The first stem produced four enormous blooms and the second stem is taking up where they will leave off with another four.
I've been trying to take decent pictures of this for ages but it seems impossible to capture the velvet sheen in the very centre of the bloom, or the shot silk effect of the furled buds.
All I can do is keep checking them daily and enjoying while they last. And I've still got an Apple Blossom to go.
In other Christmas vegetation (and incidentally, difficult photography subjects):
Our Christmas tree is still standing. This is impressive. We bought a Nordman fir this year as opposed to our usual blue spruce because the spruces that were left at our favourite Christmas tree centre were a bit rubbish. Nordman firs have a few crucial difference to Blue Spruces:
1, They are not as prickly. It is possible to hold onto one without needing to be wearing a coat and the oven gloves.

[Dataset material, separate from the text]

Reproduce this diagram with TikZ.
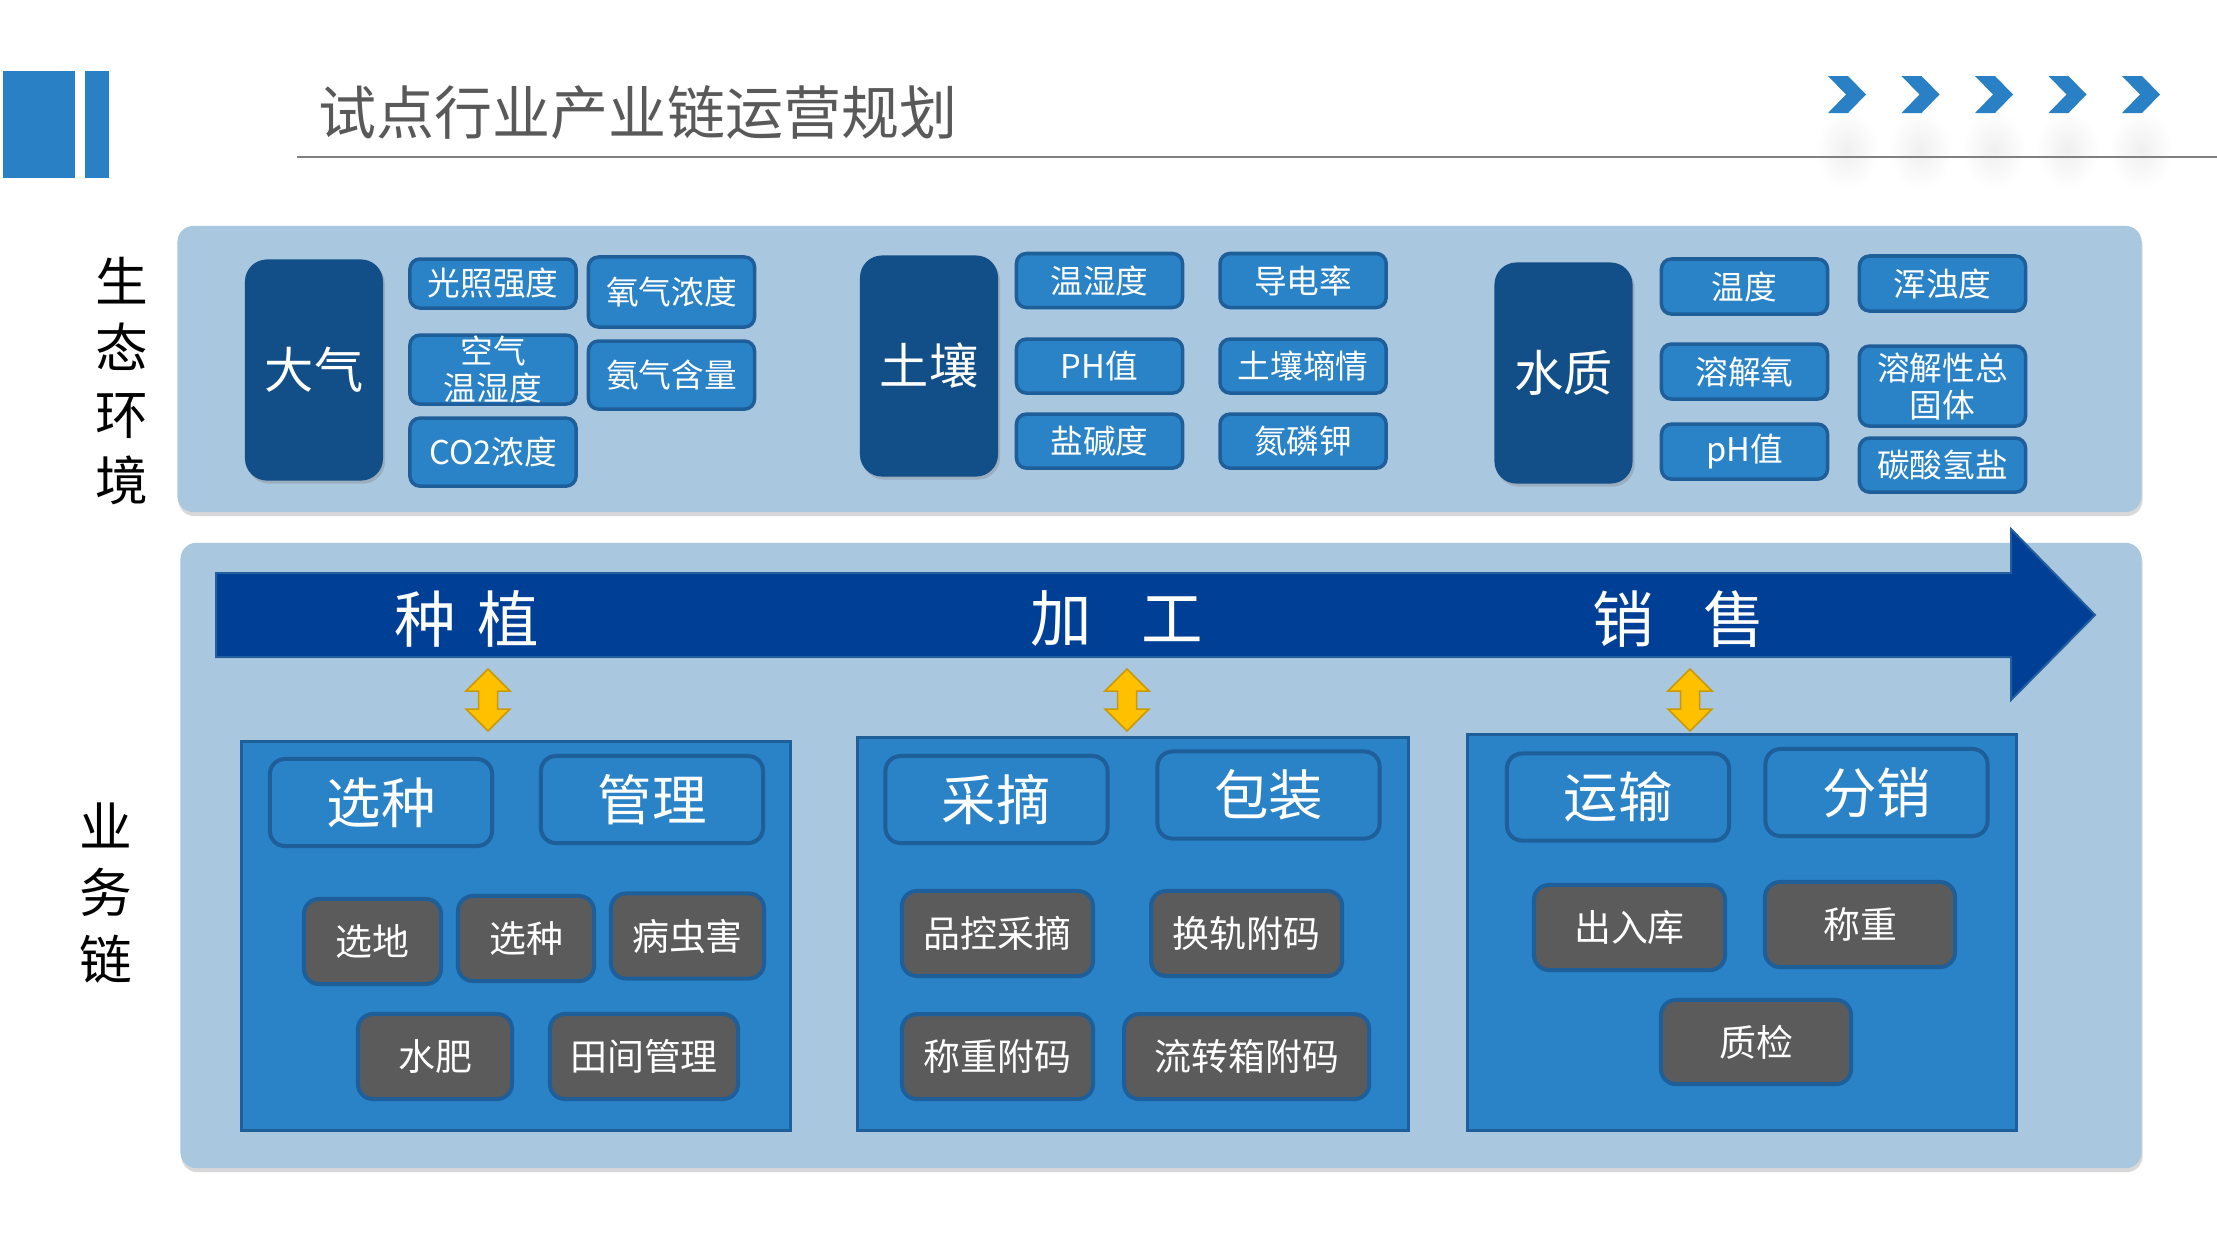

2, They drop very few needles.
3, Until the branches 'drop' it does look rather as if you're buying a Christmas hedge not a Christmas tree.
4, Most importantly, the trunk may be significantly thicker than that the same height tree in another variety.
We have a little metal Christmas tree stand - you pop the trunk in the hole, screw in the bolts and remember to keep watering the tree and all is well. Or so you would like to think. On the Sunday that we bought the tree it came home in the car, we pulled it halfway out of the boot and went to get the tree stand to bolt it on. Slight hitch - the trunk was bigger than the stand.
And so began one of the more entertaining hour and a halves that I have spent recently as H sawed away small slivers of tree trunk to try to make it fit. As most of the cutting involved H standing in the boot of the car and me grasping the tree to myself in a semi recumbent posture to try to stabilise it we could see how entertaining we would look to anyone that passed by, and started giggling. And, with perfect comedic timing, it was at this point that our next door neighbours and around 40 of their guests returned from a relation's 70th birthday party. In beautiful frocks, smart suits and covered with balloons, they traipsed up the drive. Of all 40 ish, only five or so made any comment at all; it was so terribly terribly British.
The story ends well as you see as H not only managed to slim the tree trunk to fit the stand, but also created a bracing system for the stand itself (which you can just see in the bottom of the picture) which apparently stops the stand legs flaying out everywhere and makes the tree stand up. The last time I studied physics I was 15 so I just say Yes Dear.
Outstanding Christmas Knitting
-One and three quarter mittens
- The foot of a sock
- A whole sock
- Most of a sock (the toe is done)
- A pair of socks
The only thing that has to be done for Christmas day itself is the foot of a sock so if I can escape from H long enough to finish it we should be OK. I was planning to finish it on the train and at work but with inescapably brilliant timing I have gone down with the office cold in impressive style - I was fine yesterday morning and by yesterday 4pm I couldn't really string together coherent sentences - so I'm spending the day tucked up in bed to try to get rid of it before Christmas. If you need me, I'll be the one knitting under the duvet in between naps.